К. И. рассказал ему, что пишет сейчас о Зощенке. Солженицын сказал, что не любит его («грубый юмор»), а впрочем, почти не читал.
Сам он родом из Ростова, но терпеть не может этот город. Самое мучительное – язык… И лица у людей жестокие. В трамваях, в очередях ругань страшная: чтобы тебя стукнуло головой, чтобы мозги повыскочили и т. д. «Я всю жизнь хотел жить в средней России, в Подмосковье, и вот только после отсидки попал в Рязань. Это мне по вкусу».
Рассказал, что письмо одной американки, брошенное в Ленинграде, шло к нему в Рязань 25 дней.
Карпова6 вернула ему сборник рассказов – (три: «Иван Денисович», «Матренин двор», «Случай на станции…») под тем предлогом, что ««Матренин двор» критиковался в печати», а без него два рассказа – это не книжка.
Ловко.
Беда: 7/IX он взял из «Нового мира», из сейфа, 3 экземпляра своего романа и отвез друзьям. 11/IX там был обыск… Искали у хозяина какие-то теософские сочинения – всерьез? или для виду? неизвестно – и напоследок спросили: «А что в этом чемодане? белье?» Хозяйка ответила правду.
Они унесли чемодан.
– А роман мой обладает большой убойной силой, – говорит Солженицын. – Теперь они его читают.
Один экземпляр он сейчас же снес в ЦГАЛИ. Не знаю, по правде, зачем… Ведь ЦГАЛИ – это то же министерство.
В Рязани житье ему плохое.

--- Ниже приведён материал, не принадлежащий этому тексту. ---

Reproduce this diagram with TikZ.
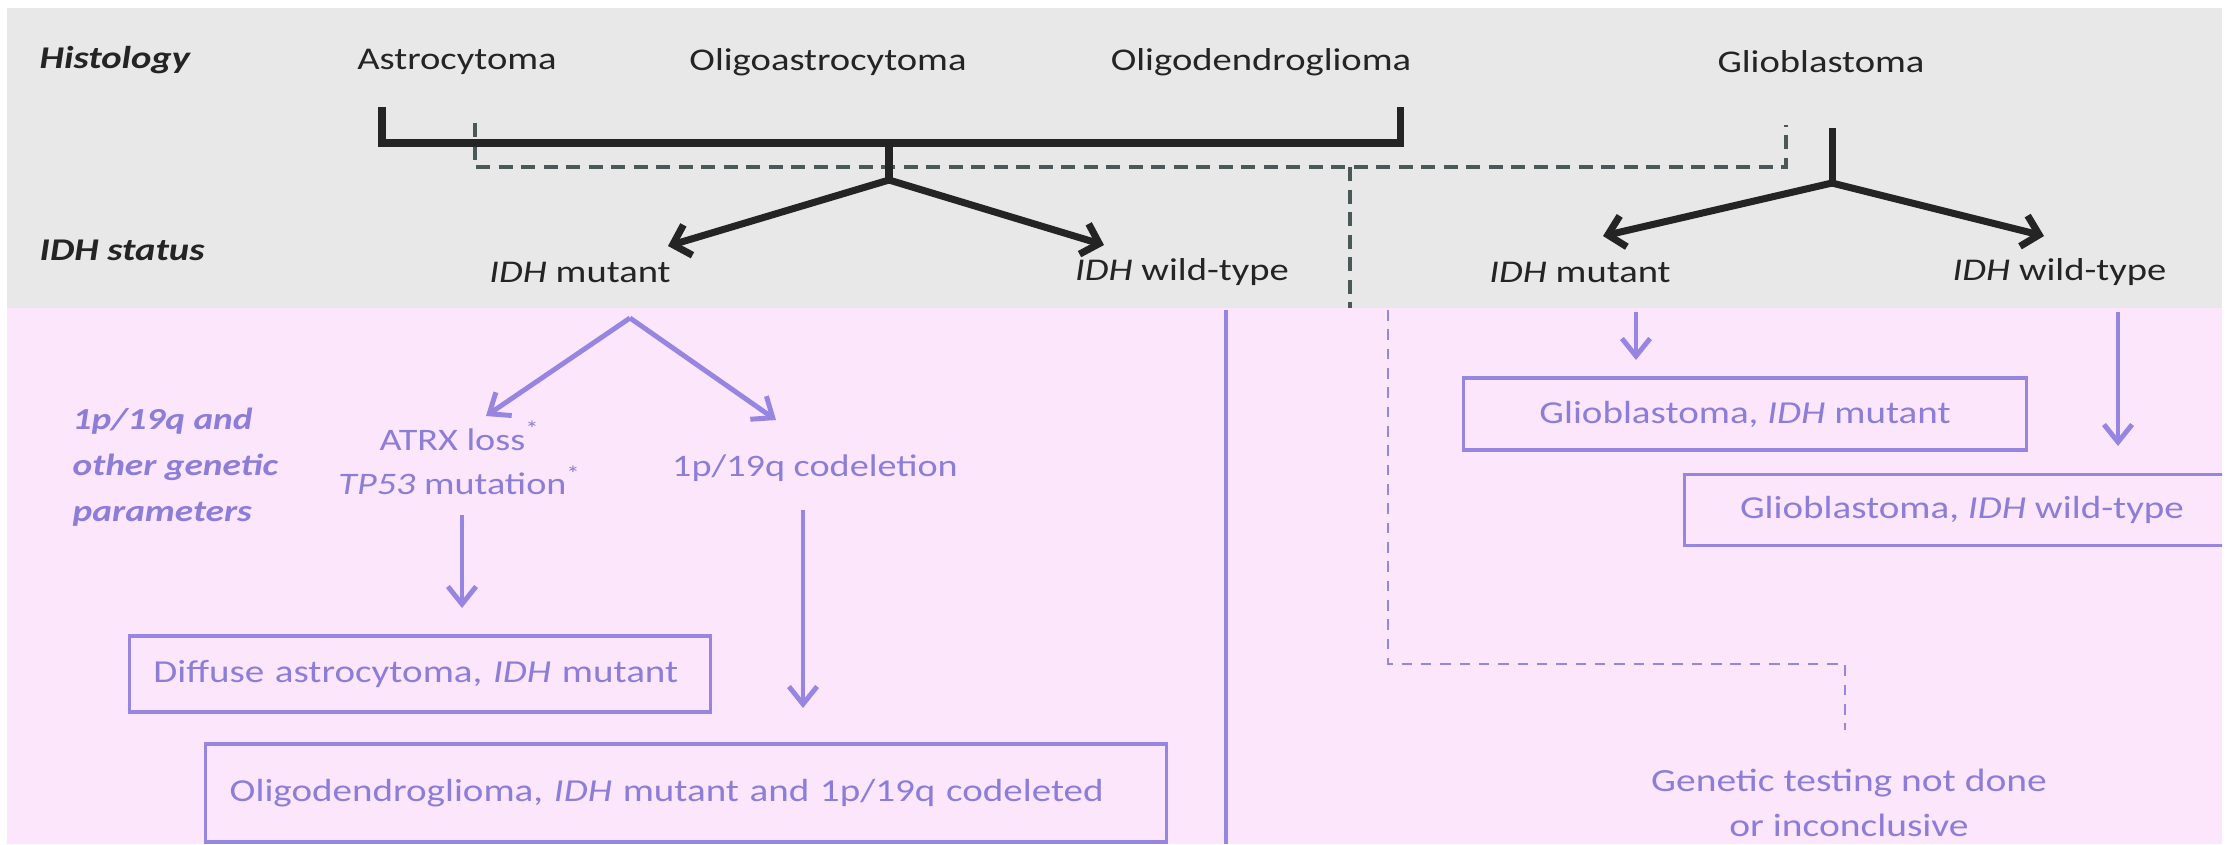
\documentclass[tikz,border=0pt]{standalone}
\usepackage{fontspec}
\setmainfont{Carlito}[FakeStretch=1.22]
\usepackage{xcolor}
\usepackage{tikz}
\usetikzlibrary{arrows.meta,positioning,calc}
\definecolor{bandgray}{HTML}{E8E8E8}
\definecolor{bandpink}{HTML}{FBE6FB}
\definecolor{inkdark}{HTML}{242424}
\definecolor{dashdark}{HTML}{4A5858}
\definecolor{lavline}{HTML}{9686E2}
\definecolor{lavtext}{HTML}{8C7ED8}

\begin{document}
\begin{tikzpicture}[
    x=0.01cm, y=-0.01cm,
    head/.style={font=\fontsize{9}{11}\selectfont, text=inkdark, inner sep=0pt},
    tag/.style={font=\fontsize{9}{11}\selectfont\bfseries\itshape, text=inkdark, inner sep=0pt},
    lavlabel/.style={font=\fontsize{8.9}{12.6}\selectfont, text=lavtext, inner sep=0pt, align=center},
    lavtag/.style={font=\fontsize{8.7}{13}\selectfont\bfseries\itshape, text=lavtext, inner sep=0pt, align=left},
    resultbox/.style={rectangle, draw=lavline, line width=0.9pt, text=lavtext, inner sep=0pt, font=\fontsize{9.1}{11}\selectfont},
    leftbox/.style={resultbox, align=left, inner xsep=0.24cm},
    bracket/.style={draw=inkdark, line width=2pt},
    blackarrow/.style={-{Straight Barb[length=4.5pt,width=9pt]}, draw=inkdark, line width=2pt},
    lavarrow/.style={-{Straight Barb[length=5pt,width=8pt]}, draw=lavline, line width=1.4pt},
    graydash/.style={draw=dashdark, line width=1.4pt, dash pattern=on 4pt off 2.4pt},
    lavdash/.style={draw=lavline, line width=0.6pt, dash pattern=on 3pt off 2.5pt}
]
    \useasboundingbox (0,0) rectangle (2234,844);
    \fill[bandgray] (7,8) rectangle (2222,308);
    \fill[bandpink] (7,308) rectangle (2222,844);

    \node[tag, anchor=west] (histology) at (39,60) {Histology};
    \node[head] (astro) at (457,62) {Astrocytoma};
    \node[head] (oligoastro) at (828,62) {Oligoastrocytoma};
    \node[head] (oligodendro) at (1261,62) {Oligodendroglioma};
    \node[head] (gbm) at (1821,62) {Glioblastoma};

    \node[tag, anchor=west] (idhstatus) at (39,250) {IDH status};
    \node[head] (mutL) at (580,272) {\textit{IDH} mutant};
    \node[head] (wildL) at (1182,272) {\textit{IDH} wild-type};
    \node[head] (mutR) at (1580,272) {\textit{IDH} mutant};
    \node[head, anchor=west] (wildR) at (1952,272) {\textit{IDH} wild-type};

    \coordinate (hubL) at (889,180);
    \coordinate (hubR) at (1832,183);
    \coordinate (tipmutL) at (668,246);
    \coordinate (tipwildL) at (1104,245);
    \coordinate (tipmutR) at (1603,236);
    \coordinate (tipwildR) at (2044,236);

    \draw[graydash] (475,123) -- (475,167) -- (1786,167) -- (1786,125);
    \draw[graydash] (1350,167) -- (1350,308);
    \draw[bracket] (382,107) -- (382,143) -- (1400,143) -- (1400,107);
    \draw[bracket] (889,143) -- (hubL);
    \draw[bracket] (1832,128) -- (hubR);
    \draw[blackarrow] (hubL) -- (tipmutL);
    \draw[blackarrow] (hubL) -- (tipwildL);
    \draw[blackarrow] (hubR) -- (tipmutR);
    \draw[blackarrow] (hubR) -- (tipwildR);

    \draw[draw=lavline, line width=1.1pt] (1226,310) -- (1226,844);

    \node[lavtag, anchor=west] (genetic) at (72,467) {1p/19q and\\other genetic\\parameters};
    \node[lavlabel] (atrx) at (460,458) {ATRX loss\textsuperscript{*}\\\textit{TP53} mutation\textsuperscript{*}};
    \node[lavlabel] (codel) at (815,468) {1p/19q codeletion};

    \node[leftbox, text width=5.33cm, minimum height=0.76cm] (diffuse) at (420,674) {Diffuse astrocytoma, \textit{IDH} mutant};
    \node[leftbox, text width=9.12cm, minimum height=0.98cm] (oligobox) at (686,793) {Oligodendroglioma, \textit{IDH} mutant and 1p/19q codeleted};
    \node[resultbox, minimum width=5.62cm, minimum height=0.72cm] (gbmmut) at (1745,414) {Glioblastoma, \textit{IDH} mutant};
    \begin{scope}
        \clip (0,0) rectangle (2222,844);
        \node[resultbox, minimum width=5.55cm, minimum height=0.71cm] (gbmwild) at (1962,510) {Glioblastoma, \textit{IDH} wild-type};
    \end{scope}
    \node[lavlabel, font=\fontsize{9.2}{12.8}\selectfont] (untested) at (1849,803) {Genetic testing not done\\or inconclusive};

    \coordinate (apex) at (630,318);
    \coordinate (tipatrx) at (486,416);
    \coordinate (tipcodel) at (776,420);
    \coordinate (startatrx) at (462,515);
    \coordinate (tipdiffuse) at (462,608);
    \coordinate (startcodel) at (803,510);
    \coordinate (tipoligo) at (803,708);
    \coordinate (startmutR) at (1636,312);
    \coordinate (tipgbmmut) at (1636,360);
    \coordinate (startwildR) at (2118,312);
    \coordinate (tipgbmwild) at (2118,446);

    \draw[lavarrow] (apex) -- (tipatrx);
    \draw[lavarrow] (apex) -- (tipcodel);
    \draw[lavarrow] (startatrx) -- (tipdiffuse);
    \draw[lavarrow] (startcodel) -- (tipoligo);
    \draw[lavarrow] (startmutR) -- (tipgbmmut);
    \draw[lavarrow] (startwildR) -- (tipgbmwild);
    \draw[lavdash] (1388,310) -- (1388,664) -- (1845,664) -- (1845,730);
\end{tikzpicture}
\end{document}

Квартира в старом, развалившемся деревянном доме, напротив – база или склад, где бывает 40–50 грузовиков в день. Жить нельзя.
Он хотел перебраться в Обнинск. Жена его прошла там по конкурсу в каком-то институте. Но начальство отклонило ее принятие – всякими ухищрениями: Обнинск, как и Рязань, ненавидит Солженицына. (Разумеется, не население, а начальство.) И ненавидит не по приказу свыше, а из глубины души.
Рассказал, какие о нем распространяются слухи – нарочно, начальством.
Сначала Павлов7 заявил, что он уголовник.
Теперь инструкторы сообщают слушателям, что он был в плену, что он – власовец, что он был полицаем…
Арестованы – уже довольно давно – Синявский (автор предисловия о Пастернаке) и переводчик Даниэль. Их обвиняют в том, что они – Абрам Терц8.
Всюду ищут самиздат.
У нас живет Солженицын. (В Колиной комнате – Коля в Венгрии.) Дед его внезапно пригласил. Он приехал и живет совершенно невидно и неслышно. Целыми днями сидит у себя в комнате за плотно закрытой дверью. Выходит только в сад и бродит один по участку. С нами видится только за едой. Правда, сегодня в 5.30 он собирался читать нам свои стихи, но Дед позабыл об этом и разрешил приехать Заходеру.